Als gäbe es kein morgen mehr
Die große Nationen scheitern. Doch die größten Stars bekommen nach der WM noch mehr Geld. Der Video-Beweis. Im hochkarätigen Achtelfinalspiel Belgien – Brasilien wurde er aus unerfindlichen Gründen unterlassen und den Südamerikanern ein Elfmeter vorenthalten. Brasilien scheiterte aber auch an einem großartigen Gegner. In Abwesenheit der Topfavoriten ist die WM zur EM geworden.
Titelverteidiger Deutschland out, Vizeweltmeister Argentinien out, Europameister Portugal out, Ex-Welt- und Europameister Spanien out, Italien gar nicht erst für Russland qualifiziert – naheliegend, dass sich das mediale Interesse in diesen so erfolgsverwöhnten Ländern von der WM weg schon mehr hin zum Transfermarkt verlagert. Zumal auf dem Cristiano Ronaldo eine Hauptrolle spielt.
Der Ausnahmekönner vom Atlantik-Paradies Madeira war schon vor dem portugiesischen WM-Ausscheiden bei Real in Madrid reif für die Insel. Dort pfiffen ihn anspruchsvolle Real-Anhänger oft aus. In Turin indes fährt Juventus und damit der Fiat-Autokonzern auf den bereits 33-jährigen (aber topfitten) Ronaldo ab.
Die Schätzungen, wie viel Juve an Real überweisen wird, schwanken zwischen 100 bis 230 Millionen Euro. Ronaldo soll eine vierjährige Ehe mit der alten Dame (wie Juve genannt wird) vier Mal 30 Millionen bringen.
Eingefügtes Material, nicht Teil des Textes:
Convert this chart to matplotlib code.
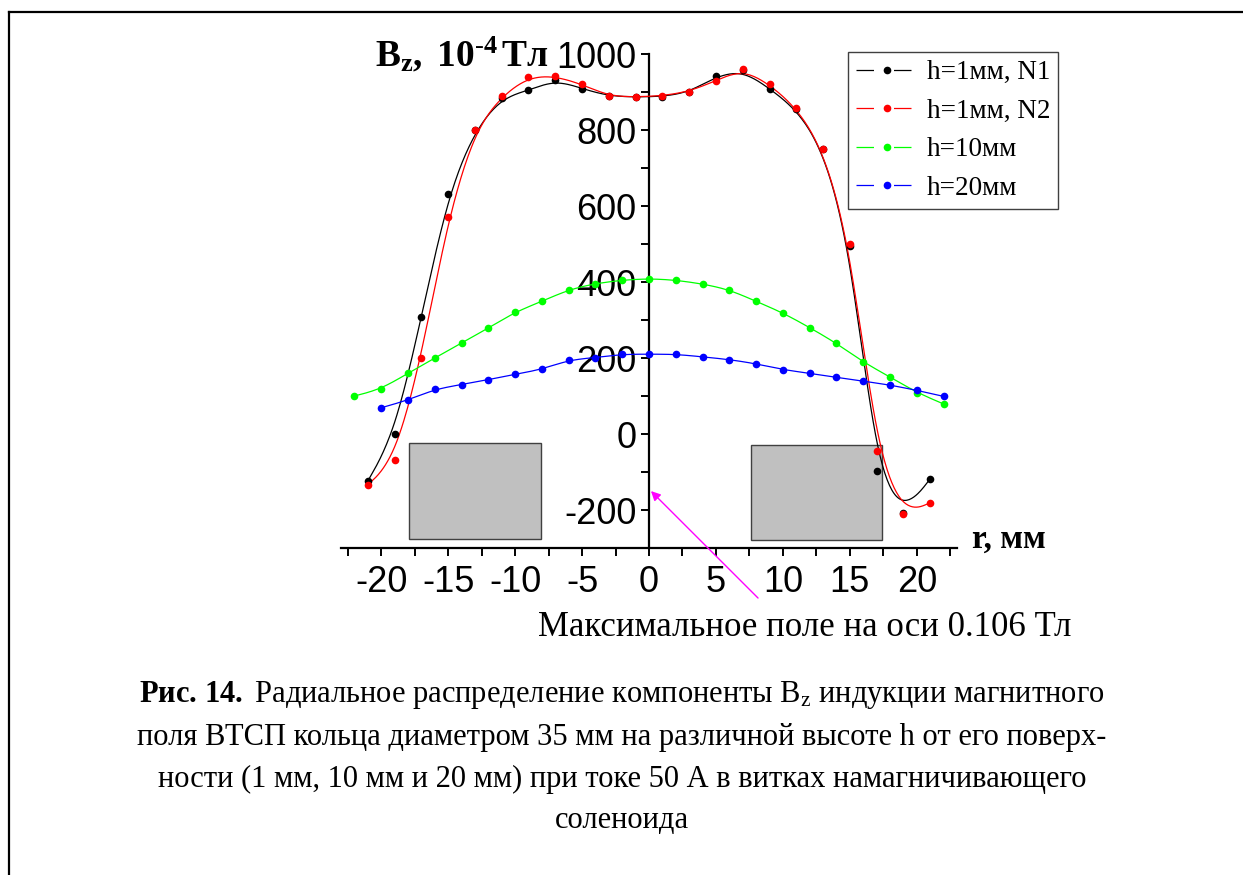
import numpy as np
import matplotlib
matplotlib.use("Agg")
import matplotlib.pyplot as plt
from matplotlib.patches import Rectangle
from matplotlib.lines import Line2D
from matplotlib.ticker import MultipleLocator

plt.rcParams["font.family"] = ["Liberation Serif", "DejaVu Serif"]
plt.rcParams["mathtext.fontset"] = "custom"
plt.rcParams["mathtext.rm"] = "Liberation Serif"
plt.rcParams["mathtext.it"] = "Liberation Serif:italic"
plt.rcParams["mathtext.bf"] = "Liberation Serif:bold"
plt.rcParams["axes.unicode_minus"] = False

# Data (r in mm, Bz in 1e-4 T)
r_odd = [-21, -19, -17, -15, -13, -11, -9, -7, -5, -3, -1, 1, 3, 5, 7, 9, 11, 13, 15, 17, 19, 21]
bz_1mm_n1 = [-124, 0, 307, 631, 800, 885, 904, 932, 909, 889, 887, 888, 899, 941, 957, 909, 855, 750, 495, -97, -208, -118]
bz_1mm_n2 = [-134, -68, 201, 570, 800, 889, 940, 942, 920, 889, 887, 890, 901, 930, 960, 920, 859, 751, 500, -45, -211, -181]

r_10mm = [-22, -20, -18, -16, -14, -12, -10, -8, -6, -4, -2, 0, 2, 4, 6, 8, 10, 12, 14, 16, 18, 20, 22]
bz_10mm = [100, 118, 160, 200, 239, 279, 321, 349, 380, 396, 405, 409, 405, 395, 380, 349, 319, 280, 239, 189, 150, 109, 79]

r_20mm = [-20, -18, -16, -14, -12, -10, -8, -6, -4, -2, 0, 2, 4, 6, 8, 10, 12, 14, 16, 18, 20, 22]
bz_20mm = [69, 89, 118, 130, 143, 157, 170, 195, 201, 210, 210, 210, 203, 196, 185, 169, 160, 149, 139, 129, 115, 99]

labels = ["h=1мм, N1", "h=1мм, N2", "h=10мм", "h=20мм"]
colors = ["black", "#ff0000", "#00ff00", "#0000ff"]


def bspline(x, y, n=24):
    # uniform cubic B-spline with the points as control points (like Origin's B-spline line)
    px = np.concatenate([[x[0]] * 2, x, [x[-1]] * 2]).astype(float)
    py = np.concatenate([[y[0]] * 2, y, [y[-1]] * 2]).astype(float)
    t = np.linspace(0, 1, n)
    b0 = (1 - t) ** 3 / 6
    b1 = (3 * t**3 - 6 * t**2 + 4) / 6
    b2 = (-3 * t**3 + 3 * t**2 + 3 * t + 1) / 6
    b3 = t**3 / 6
    xs, ys = [], []
    for i in range(len(px) - 3):
        xs.append(b0 * px[i] + b1 * px[i + 1] + b2 * px[i + 2] + b3 * px[i + 3])
        ys.append(b0 * py[i] + b1 * py[i + 1] + b2 * py[i + 2] + b3 * py[i + 3])
    return np.concatenate(xs), np.concatenate(ys)


W, H = 1243, 875
fig = plt.figure(figsize=(W / 100, H / 100), dpi=100)
ax = fig.add_axes([341 / W, (H - 548) / H, 616 / W, 494 / H])
ax.patch.set_alpha(0)

series = [
    (r_odd, bz_1mm_n1),
    (r_odd, bz_1mm_n2),
    (r_10mm, bz_10mm),
    (r_20mm, bz_20mm),
]
for (x, y), c in zip(series, colors):
    sx, sy = bspline(np.array(x), np.array(y))
    ax.plot(sx, sy, color=c, lw=0.9, zorder=3)
    ax.plot(x, y, "o", color=c, ms=5.5, mec="none", zorder=4)

# ring cross-sections
ax.add_patch(Rectangle((-17.9, -276), 9.8, 252, fc="#c0c0c0", ec="#404040", lw=1, zorder=1))
ax.add_patch(Rectangle((7.6, -280), 9.8, 252, fc="#c0c0c0", ec="#404040", lw=1, zorder=1))

ax.set_xlim(-23, 23)
ax.set_ylim(-300, 1000)
ax.spines["left"].set_position(("data", 0))
ax.spines["top"].set_visible(False)
ax.spines["right"].set_visible(False)
for s in ("left", "bottom"):
    ax.spines[s].set_linewidth(1.6)
ax.xaxis.set_major_locator(MultipleLocator(5))
ax.xaxis.set_minor_locator(MultipleLocator(2.5))
ax.set_yticks([-200, 0, 200, 400, 600, 800, 1000])
ax.yaxis.set_minor_locator(MultipleLocator(100))
ax.tick_params(which="both", direction="out", length=6, width=1.4, zorder=5)
ax.tick_params(axis="both", which="major", labelsize=26, pad=3)
ax.tick_params(axis="x", which="major", pad=6)
for lab in ax.get_xticklabels() + ax.get_yticklabels():
    lab.set_family("Liberation Sans")

fig.text(375 / W, (H - 66) / H, r"$\mathbf{B_z,\ 10^{\text{-}4}\,Тл}$", fontsize=27, ha="left", va="baseline")
fig.text(972 / W, (H - 548) / H, "r, мм", fontsize=24, fontweight="bold", ha="left", va="baseline")

handles = [
    Line2D([], [], color=c, lw=0.9, marker="o", ms=5.5, mec="none", dashes=(14, 16))
    for c in colors
]
leg = fig.legend(
    handles, labels, loc="upper left", bbox_to_anchor=(848 / W, (H - 52) / H),
    fontsize=19.5, numpoints=1, handlelength=2.3, handletextpad=0.3, labelspacing=0.5,
    borderpad=0.3, borderaxespad=0, fancybox=False, framealpha=1,
)
leg.get_frame().set_edgecolor("#404040")
leg.get_frame().set_linewidth(1.0)

ax.annotate(
    "", xy=(0, -145), xycoords="data", xytext=(760, H - 600), textcoords="figure pixels",
    arrowprops=dict(arrowstyle="-|>", color="#ff00ff", lw=1, mutation_scale=14), annotation_clip=False,
)
fig.text(805 / W, (H - 628) / H, "Максимальное поле на оси 0.106 Тл", fontsize=25, ha="center", va="center")

caption = [
    r"$\mathbf{Рис.\,14.}$ Радиальное распределение компоненты B$_\mathrm{z}$ индукции магнитного",
    "поля ВТСП кольца диаметром 35 мм на различной высоте h от его поверх-",
    "ности (1 мм, 10 мм и 20 мм) при токе 50 А в витках намагничивающего",
    "соленоида",
]
for i, line in enumerate(caption):
    fig.text(622 / W, (H - 695 - 42 * i) / H, line, fontsize=22, ha="center", va="center")

# page frame (top and left edges)
fig.add_artist(Line2D([9 / W, 9 / W], [0, (H - 12) / H], color="black", lw=1.6, transform=fig.transFigure))
fig.add_artist(Line2D([9 / W, 1], [(H - 12) / H, (H - 12) / H], color="black", lw=1.6, transform=fig.transFigure))

fig.savefig("out.png", dpi=100)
Real könnte als Ronaldo-Ersatz den (gestern glücklosen) Neymar für eine Rekordsumme von Paris nach Madrid locken. Wie auch immer: Anders als im Jahr 2013 beim ersten 100-Millionen-Transfer ( Gareth Bale von Tottenham zu Real) pudelt sich heutzutage kaum jemand mehr über obszöne Geldflüsse auf.
Pervers
Die Fußball-Branche nimmt kapitulierend zur Kenntnis,
... dass sogar für Spieler, die außerhalb der jeweiligen Landesgrenzen wenig bekannt sind, bis zu 60 Millionen Euro bezahlt werden;
dass diverse Vermittler uto- pische Geldsummen (oft an der Steuer vorbei) ins eigene Börsel abzweigen, die damit dem Fußball (z.B. für Nachwuchszentren) verloren gehen;
und dass außerhalb von England (2,3 Milliarden vom TV), Deutschland (1,16 Milliarden), Spanien, Italien und Frankreich der nationale Kick nur noch aus Ausbildungsligen für die Großen besteht.
Deshalb ist es legitim, wenn Red Bull Salzburg für Jung-Nationalspieler Stefan Lainer gegenüber italienischen Kaufinteressenten eine zweistellige Millionensumme verlangt.
Und deshalb darf es nicht verwundern, wenn junge Österreicher in die zweite deutsche Liga wechseln, zumal in dieser drei Mal so viel verdient werden kann wie in Österreichs erster Spielklasse.
Der Fußball wird an seiner Geldgier ersticken und seine Zugkraft verspielen.
Das freilich wurde schon vor genau 20 Jahren an dieser Stelle prophezeit. Als der damalige Deutschland-Legionär Andreas Herzog Österreichs bis heute letztes WM-Tor (Elfer zum 1:2 gegen Italien) erzielte; als in Spanien, Italien und Frankreich Gagen in Peseten, Lire bzw. Francs gezahlt wurden, die mittlerweile in Euro üblich sind. Und als noch keine Rede war von einem Video-Beweis. Der sollte nun auch am Verhandlungstisch eingeführt werden. Finanzbeamte würden sich die Hände reiben.